Place à l'amélioration en régions éloignées

Deux traitements existent pour soigner les patients victimes d'un infarctus. L'intervention coronarienne percutanée primaire (ICPP) consiste à ouvrir l'artère occluse avec un ballon et à la garder ouverte avec des endoprothèses (stents). Cette opération ne peut toutefois être réalisée que dans un centre hospitalier spécialisé. Il en existe 14 dans la province. Or, les patients des régions éloignées ne peuvent souvent être envoyés assez rapidement dans ces centres spécialisés. Dans ces cas, les médecins se tournent plutôt vers la fibrinolyse, qui consiste à administrer un médicament par voie intraveineuse pour dissoudre le caillot. Étonnamment, certaines régions éloignées où presque tous les patients atteints d'un infarctus doivent subir la fibrinolyse présentent des délais de traitement très longs. C'est le cas de la Gaspésie (42 minutes), de l'Abitibi-Témiscamingue (38 minutes) et de la Côte-Nord (34 minutes). Dans le Bas-Saint-Laurent, le délai moyen de fibrinolyse est d'à peine 20 minutes. Pour l'INESSS, il est donc possible pour « les trois autres régions moins performantes de pouvoir s'améliorer considérablement ».
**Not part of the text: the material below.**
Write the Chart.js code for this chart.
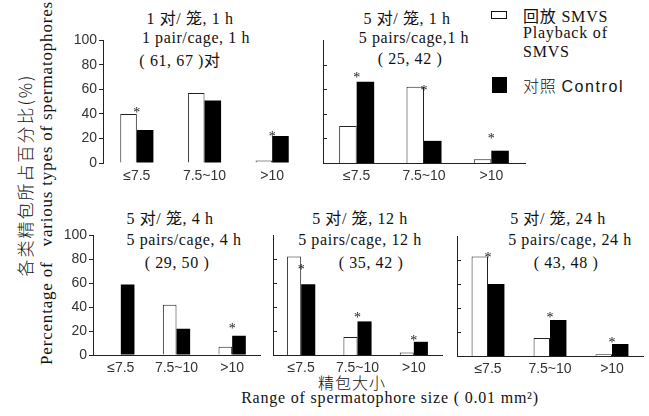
<!DOCTYPE html>
<html lang="zh">
<head>
<meta charset="UTF-8">
<title>Spermatophore size</title>
<style>
  body { margin: 0; background: #fff; }
  #page { position: relative; width: 649px; height: 416px; overflow: hidden; background: #fff; }
  #page canvas { position: absolute; }
  .t { position: absolute; white-space: nowrap; color: #111; transform: translate(-50%, -50%);
       font: 16px "Liberation Serif", "Noto Sans CJK SC", serif; letter-spacing: 0.6px; }
  .lg { position: absolute; white-space: nowrap; color: #111; transform: translateY(-50%);
        font: 16px "Liberation Serif", "Noto Sans CJK SC", serif; letter-spacing: 0.8px; }
  .sans { font-family: "Liberation Sans", "Noto Sans CJK SC", sans-serif; letter-spacing: 1.6px; }
  .cjk { font-family: "Noto Sans CJK SC", sans-serif; font-weight: 300; }
  .box { position: absolute; box-sizing: border-box; }
</style>
</head>
<body>
<div id="page">
  <!-- panel titles -->
  <div class="t" style="left:190px;top:17px">1 对/ 笼, 1 h</div>
  <div class="t" style="left:196px;top:38px">1 pair/cage, 1 h</div>
  <div class="t" style="left:180px;top:59px">( 61, 67 )对</div>

  <div class="t" style="left:407px;top:17px">5 对/ 笼, 1 h</div>
  <div class="t" style="left:414px;top:38px">5 pairs/cage,1 h</div>
  <div class="t" style="left:410px;top:59px">( 25, 42 )</div>

  <div class="t" style="left:170px;top:217px">5 对/ 笼, 4 h</div>
  <div class="t" style="left:184px;top:240px">5 pairs/cage, 4 h</div>
  <div class="t" style="left:177px;top:263px">( 29, 50 )</div>

  <div class="t" style="left:360px;top:217px">5 对/ 笼, 12 h</div>
  <div class="t" style="left:360px;top:240px">5 pairs/cage, 12 h</div>
  <div class="t" style="left:371px;top:263px">( 35, 42 )</div>

  <div class="t" style="left:558px;top:217px">5 对/ 笼, 24 h</div>
  <div class="t" style="left:570px;top:240px">5 pairs/cage, 24 h</div>
  <div class="t" style="left:566px;top:263px">( 43, 48 )</div>

  <!-- legend -->
  <div class="box" style="left:491px;top:11px;width:16px;height:8px;border:1px solid #111"></div>
  <div class="lg" style="left:523px;top:15px">回放 SMVS</div>
  <div class="lg" style="left:523px;top:33px">Playback of</div>
  <div class="lg" style="left:523px;top:52px">SMVS</div>
  <div class="box" style="left:492px;top:77px;width:15px;height:16px;background:#000"></div>
  <div class="lg" style="left:523px;top:85px"><span class="cjk">对照</span> <span class="sans">Control</span></div>

  <!-- axis titles -->
  <div class="t cjk" style="left:24px;top:175px;transform:translate(-50%,-50%) rotate(-90deg);font-size:17px;letter-spacing:2px">各类精包所占百分比(%)</div>
  <div class="t" style="left:47px;top:183px;transform:translate(-50%,-50%) rotate(-90deg);font-size:17px;letter-spacing:0.8px">Percentage of &nbsp; various types of spermatophores</div>
  <div class="t cjk" style="left:352px;top:382px;letter-spacing:1px">精包大小</div>
  <div class="t" style="left:390px;top:398px;letter-spacing:0.8px">Range of spermatophore size ( 0.01 mm²)</div>
</div>

<script src="https://cdn.jsdelivr.net/npm/chart.js"></script>
<script>
// size classes (0.01 mm2)
const categories = ['≤7.5', '7.5~10', '>10'];

// 1 pair/cage, 1 h
const p1Playback = [40, 57, 2];
const p1Control  = [27, 51, 22];
const p1Stars    = [43, null, 23];
// 5 pairs/cage, 1 h
const p2Playback = [30, 62, 3];
const p2Control  = [66, 18, 10];
const p2Stars    = [71, 61, 22];
// 5 pairs/cage, 4 h
const p3Playback = [0, 42, 7];
const p3Control  = [59, 22, 16];
const p3Stars    = [null, null, 24];
// 5 pairs/cage, 12 h
const p4Playback = [82, 15, 2];
const p4Control  = [59, 28, 11];
const p4Stars    = [73, 33, 14];
// 5 pairs/cage, 24 h
const p5Playback = [83, 15, 1.5];
const p5Control  = [60, 30, 10];
const p5Stars    = [84, 34, 13];

const yTicks = [0, 20, 40, 60, 80, 100];

// draws the significance stars, and the short inner ticks on unlabelled axes
const marksPlugin = {
    id: 'marks',
    afterDatasetsDraw(chart, args, opts) {
        var ctx = chart.ctx, xs = chart.scales.x, ys = chart.scales.y;
        ctx.save();
        ctx.font = '14px "Liberation Serif", serif';
        ctx.fillStyle = '#222';
        ctx.textAlign = 'center';
        ctx.textBaseline = 'middle';
        opts.stars.forEach(function(v, i) {
            if (v == null) return;
            ctx.fillText('*', xs.getPixelForValue(i), ys.getPixelForValue(v) + 3);
        });
        if (opts.innerTicks) {
            ctx.strokeStyle = '#222';
            ctx.lineWidth = 1;
            yTicks.slice(1, -1).forEach(function(v) {
                var py = Math.round(ys.getPixelForValue(v)) + 0.5;
                ctx.beginPath();
                ctx.moveTo(chart.chartArea.left, py);
                ctx.lineTo(chart.chartArea.left + 4, py);
                ctx.stroke();
            });
        }
        ctx.restore();
    }
};

// area = pixel box of the plot: l/r edges, t = value 100, b = value 0
function drawPanel(area, playback, control, stars, o) {
    var padL = 40, padT = 10, padR = 6, padB = 26;
    var cv = document.createElement('canvas');
    var w = Math.round(area.r - area.l + padL + padR);
    var h = Math.round(area.b - area.t + padT + padB);
    cv.width = w; cv.height = h;
    cv.style.left = (area.l - padL) + 'px';
    cv.style.top = (area.t - padT) + 'px';
    document.getElementById('page').appendChild(cv);

    var tickFont = { family: '"Liberation Sans", sans-serif', size: 14 };
    new Chart(cv.getContext('2d'), {
        type: 'bar',
        data: {
            labels: categories,
            datasets: [
                { label: 'Playback of SMVS', data: playback, backgroundColor: '#fff', borderColor: '#222', borderWidth: 1 },
                { label: 'Control', data: control, backgroundColor: '#000', borderColor: '#000', borderWidth: 0 }
            ]
        },
        options: {
            responsive: false,
            animation: false,
            categoryPercentage: o.cat,
            barPercentage: 1,
            layout: { padding: { top: padT, right: padR, left: 0, bottom: 0 } },
            plugins: {
                legend: { display: false },
                tooltip: { enabled: false },
                marks: { stars: stars, innerTicks: !o.labels }
            },
            scales: {
                x: {
                    grid: { display: false, drawTicks: false },
                    border: { display: o.baseline, color: '#222' },
                    ticks: { padding: 5, font: tickFont, color: '#333' },
                    afterFit: function(s) { s.height = padB; }
                },
                y: {
                    min: 0, max: 100,
                    afterBuildTicks: function(s) { s.ticks = yTicks.map(function(v) { return { value: v }; }); },
                    ticks: { display: o.labels, padding: 2, font: tickFont, color: '#333' },
                    grid: { display: o.labels, drawOnChartArea: false, tickLength: 4, color: '#222' },
                    border: { display: true, color: '#222' },
                    afterFit: function(s) { s.width = padL; }
                }
            }
        },
        plugins: [marksPlugin]
    });
}

drawPanel({ l: 103, r: 305.5, t: 40, b: 163 }, p1Playback, p1Control, p1Stars, { cat: 0.49, labels: true, baseline: false });
drawPanel({ l: 322.5, r: 524, t: 40, b: 163 }, p2Playback, p2Control, p2Stars, { cat: 0.52, labels: false, baseline: true });
drawPanel({ l: 93, r: 259.5, t: 234.5, b: 354.5 }, p3Playback, p3Control, p3Stars, { cat: 0.49, labels: true, baseline: true });
drawPanel({ l: 272.5, r: 441, t: 235, b: 355 }, p4Playback, p4Control, p4Stars, { cat: 0.5, labels: false, baseline: true });
drawPanel({ l: 457, r: 643, t: 235.5, b: 355.5 }, p5Playback, p5Control, p5Stars, { cat: 0.53, labels: false, baseline: true });
</script>
</body>
</html>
Les centre spécialisés du Grand Montréal 

C'est à Montréal et à Laval que l'on compte la plus forte concentration de centres spécialisés dans le traitement de l'infarctus (7). Curieusement, c'est dans ces deux régions que les patients qui se sont présentés directement dans un hôpital spécialisé ont attendu le plus longtemps avant d'être traités. Ce qui fait dire à l'INESSS qu'une « densité importante de centres spécialisés ne garantit pas une meilleure performance en termes de délais de traitement ». « La situation de Montréal demande une analyse plus poussée des établissements. Il faut toutefois noter que Montréal traite plus de patients qui viennent de l'extérieur et que pour eux, l'analyse peut être plus complexe et les délais, plus longs », explique la Dre Michèle de Guise, directrice des services de santé à l'INESSS.
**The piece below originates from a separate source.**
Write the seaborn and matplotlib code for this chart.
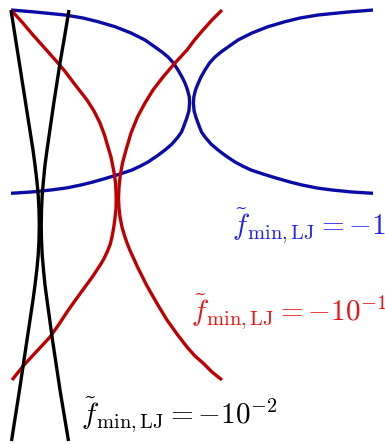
import seaborn as sns
import matplotlib.pyplot as plt

# branch coordinates (pixel units, y grows downwards)
blue_left_y = [10, 12, 15, 18, 21.7, 26.7, 33, 40, 47, 52, 57, 63, 70, 77, 83, 90, 97, 103,
               111, 118, 127, 132, 137, 144, 150, 156, 162, 166, 170, 174, 178, 182, 185, 188, 190, 192, 193.3]
blue_left_x = [11, 35, 65, 83, 98, 115, 131, 145, 155, 162, 168, 173.5, 178, 182, 185, 187.5, 189.3, 189.6,
               188.9, 186.8, 183.5, 181.5, 178, 172, 165, 157, 148, 140.5, 132, 120, 107, 93, 81, 66, 51, 31, 11]
blue_right_y = [10, 12, 15, 18, 21.7, 26.7, 33, 40, 47, 52, 57, 63, 70, 77, 83, 90, 97, 103,
                111, 118, 127, 132, 137, 144, 150, 156, 162, 166, 170, 174, 178, 182, 185, 188, 190, 192, 193.3]
blue_right_x = [373, 348, 318, 300, 285, 268, 252, 238, 228, 221, 215, 209.5, 205, 201, 198.3, 195.5, 193.8, 193.4,
                194.1, 196.2, 199.5, 201.5, 205, 211, 218, 226, 235, 242.5, 251, 263, 276, 290, 302, 317, 332, 352, 373]

red_left_y = [10, 22, 35, 49, 63, 72, 82, 91, 100, 111, 123, 135, 147, 157, 167, 175, 183, 191, 200,
              209, 218, 227, 237, 244, 250, 257, 263, 276, 289, 300, 312, 325, 337, 351, 365, 380]
red_left_x = [11, 22, 33, 45.5, 58, 65.5, 73, 80, 87, 94, 100, 104.5, 108, 111, 113, 114.5, 115.5, 116, 116.2,
              116, 115, 113.8, 112, 110.3, 108, 104.8, 101.5, 93, 83.5, 75.5, 67, 58.5, 50, 37, 24, 12]
red_right_y = [10, 20, 30, 40, 50, 63, 77, 90, 103, 117, 133, 150, 163, 175, 187, 198,
               208, 217, 227, 235, 243, 250, 257, 267, 277, 285, 293, 306, 320, 334, 347, 356, 363, 372, 380]
red_right_x = [222, 212, 203, 194.5, 187, 175, 163, 153, 145, 137.5, 131, 126, 122.5, 120.3, 119, 118.5,
               119, 120, 122, 124.3, 127, 129.8, 133, 137.5, 142.5, 146.5, 151, 158.5, 167, 177, 187, 195, 203, 212, 222]

black_left_y = [10, 45, 80, 115, 150, 165, 180, 195, 210, 225, 240, 255, 270, 285, 300, 340, 390, 441]
black_left_x = [11, 16.5, 22, 27.5, 33, 35, 36.8, 38.2, 39, 39.3, 39, 38.2, 36.8, 35, 33, 27, 19.5, 11.5]
black_right_y = [10, 40, 63, 105, 150, 165, 180, 195, 210, 225, 240, 255, 270, 285, 300, 340, 390, 441]
black_right_x = [69, 64, 60, 53.5, 47, 45, 43.5, 42.2, 41.5, 41.2, 41.5, 42.2, 43.5, 45, 47, 52.5, 60, 68.5]

labels = [r'$\tilde{f}_{\mathrm{min,LJ}}=-1$',
          r'$\tilde{f}_{\mathrm{min,LJ}}=-10^{-1}$',
          r'$\tilde{f}_{\mathrm{min,LJ}}=-10^{-2}$']

plt.rcParams['mathtext.fontset'] = 'cm'

fig = plt.figure(figsize=(3.85, 4.44), dpi=100)
ax = fig.add_axes([0, 0, 1, 1])

lw = 2.4
curves = [
    (blue_left_x, blue_left_y, '#0b0ba6'),
    (blue_right_x, blue_right_y, '#0b0ba6'),
    (red_left_x, red_left_y, '#c00000'),
    (red_right_x, red_right_y, '#c00000'),
    (black_left_x, black_left_y, 'black'),
    (black_right_x, black_right_y, 'black'),
]
for cx, cy, col in curves:
    sns.lineplot(x=cx, y=cy, sort=False, estimator=None, color=col, lw=lw,
                 solid_joinstyle='round', solid_capstyle='butt', ax=ax)

# the labels run past the right edge in the reference too
ax.text(232, 235, labels[0], color='#1f1fee', fontsize=21, va='baseline')
ax.text(191, 321, labels[1], color='#ee1111', fontsize=21, va='baseline')
ax.text(81, 424, labels[2], color='black', fontsize=21, va='baseline')

ax.set_xlim(0, 385)
ax.set_ylim(444, 0)
ax.axis('off')

fig.savefig('out.png', dpi=100)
Des délais plus longs le soir

Alors que 59 % des patients ayant subi un infarctus se présentent à l'hôpital en dehors des heures normales de travail (soit entre 18 h et 8 h en semaine ou la fin de semaine), c'est durant ces heures que les délais de traitement sont les plus longs. À Montréal, seulement 28 % des patients qui se présentent en dehors des heures normales de travail sont traités dans les délais recommandés, contre 79 % dans Lanaudière. « Le système doit s'améliorer en dehors des heures régulières », affirme le DBoileau. À l'Institut de cardiologie, des équipes spécialisées sont par exemple présentes sept jours sur sept et 24 heures sur 24. « Ça permet de pallier cette situation. Mais cette solution n'est peut-être pas applicable partout », dit le Dr Lallier.
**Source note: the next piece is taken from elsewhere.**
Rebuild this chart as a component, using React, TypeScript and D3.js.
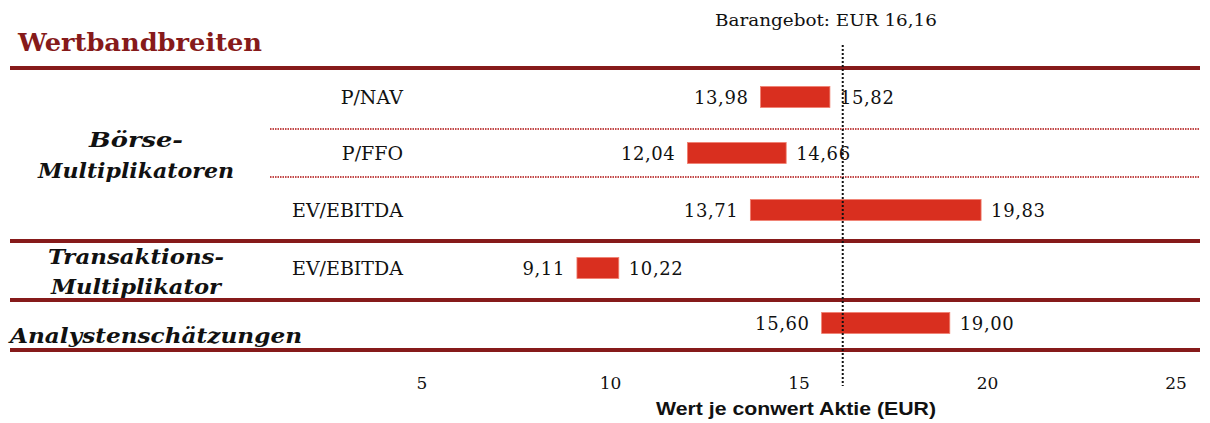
import React from "react";
import * as d3 from "d3";

const categories = ["P/NAV", "P/FFO", "EV/EBITDA", "EV/EBITDA", ""];
const lowValues = [13.98, 12.04, 13.71, 9.11, 15.6];
const highValues = [15.82, 14.66, 19.83, 10.22, 19.0];
const tickValues = [5, 10, 15, 20, 25];
const offerPrice = 16.16;
const offerLabel = "Barangebot: EUR 16,16";
const title = "Wertbandbreiten";
const axisTitle = "Wert je conwert Aktie (EUR)";

const DARK = "#861a1a";
const BAR = "#d92f1f";
const SERIF = "'DejaVu Serif', Georgia, serif";

const fmt = (v: number) => v.toFixed(2).replace(".", ",");

export default function App() {
  const W = 1210, H = 423;
  const x = d3.scaleLinear().domain([5, 25]).range([422, 1176]);
  const rowCenters = [97, 153, 210, 268, 323];
  const barH = 21;
  const thickLines = [68, 241, 300, 350];
  const dotLines = [129, 177];

  return (
    <svg width={W} height={H} style={{ position: "absolute", left: 0, top: 0, background: "#fff" }}>
      <text x={18} y={51} fontFamily={SERIF} fontWeight="bold" fontSize={24} fill={DARK} textLength={244} lengthAdjust="spacingAndGlyphs">{title}</text>
      <text x={826} y={26} textAnchor="middle" fontFamily={SERIF} fontSize={17} fill="#111" textLength={222} lengthAdjust="spacingAndGlyphs">{offerLabel}</text>

      {thickLines.map((y, i) => (
        <line key={"t" + i} x1={10} x2={1200} y1={y} y2={y} stroke={DARK} strokeWidth={4} />
      ))}
      {dotLines.map((y, i) => (
        <line key={"d" + i} x1={270} x2={1200} y1={y} y2={y} stroke="#c24848" strokeWidth={2} strokeDasharray="1.5 1" />
      ))}

      {categories.map((c, i) => c ? (
        <text key={"c" + i} x={403} y={rowCenters[i] + 7} textAnchor="end" fontFamily={SERIF} fontSize={19} fill="#111">{c}</text>
      ) : null)}

      <g fontFamily={SERIF} fontStyle="italic" fontWeight="bold" fontSize={20} fill="#111" textAnchor="middle">
        <text x={136} y={147} textLength={94} lengthAdjust="spacingAndGlyphs">Börse-</text>
        <text x={136} y={178} textLength={196} lengthAdjust="spacingAndGlyphs">Multiplikatoren</text>
        <text x={136} y={264} textLength={176} lengthAdjust="spacingAndGlyphs">Transaktions-</text>
        <text x={136} y={294} textLength={170} lengthAdjust="spacingAndGlyphs">Multiplikator</text>
        <text x={10} y={343} textAnchor="start" textLength={292} lengthAdjust="spacingAndGlyphs">Analystenschätzungen</text>
      </g>

      {lowValues.map((lo, i) => {
        const hi = highValues[i];
        const cy = rowCenters[i];
        return (
          <g key={"b" + i}>
            <rect x={x(lo)} y={cy - barH / 2} width={x(hi) - x(lo)} height={barH} fill={BAR} stroke="#f08070" strokeWidth={0.8} />
            <text x={x(lo) - 12} y={cy + 7} textAnchor="end" fontFamily={SERIF} fontSize={18} fill="#111" letterSpacing={0.6}>{fmt(lo)}</text>
            <text x={x(hi) + 10} y={cy + 7} textAnchor="start" fontFamily={SERIF} fontSize={18} fill="#111" letterSpacing={0.6}>{fmt(hi)}</text>
          </g>
        );
      })}

      <line x1={x(offerPrice)} x2={x(offerPrice)} y1={45} y2={386} stroke="#111" strokeWidth={2} strokeDasharray="2 2" />

      {tickValues.map((t) => (
        <text key={"k" + t} x={x(t)} y={389} textAnchor="middle" fontFamily={SERIF} fontSize={17} fill="#111">{t}</text>
      ))}
      <text x={796} y={415} textAnchor="middle" fontFamily="'Liberation Sans Narrow', 'Liberation Sans', Arial, sans-serif" fontWeight="bold" fontSize={18} fill="#111" textLength={280} lengthAdjust="spacingAndGlyphs">{axisTitle}</text>
    </svg>
  );
}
Des patients carrément non traités

Près de 25 % des patients victimes d'un infarctus ne reçoivent aucun traitement au Québec, constate l'INESSS. Ces patients « présentent un taux de mortalité et de morbidité plus élevé ». La Dre de Guise explique toutefois que cette donnée n'est pas alarmante, et s'explique en grande partie par le fait que certains patients ne sont tout simplement pas admissibles aux traitements, comme certains patients souffrant d'insuffisance rénale ou en fin de vie.

Des cibles atteignables

Selon l'INESSS, une démarche est en cours avec le ministère de la Santé et le Réseau québécois de cardiologie tertiaire « pour prioriser l'atteinte de normes de qualité » relatives au traitement de ces patients. L'objectif est que 75 % des Québécois subissant un infarctus aigu du myocarde soient traités dans les délais. Déjà, certains établissements, comme l'Institut de cardiologie (près de 80 %), atteignent ces cibles. « On a le potentiel pour atteindre ces cibles. Il y a encore des gains à aller chercher et on y travaille », assure le Dr Boileau.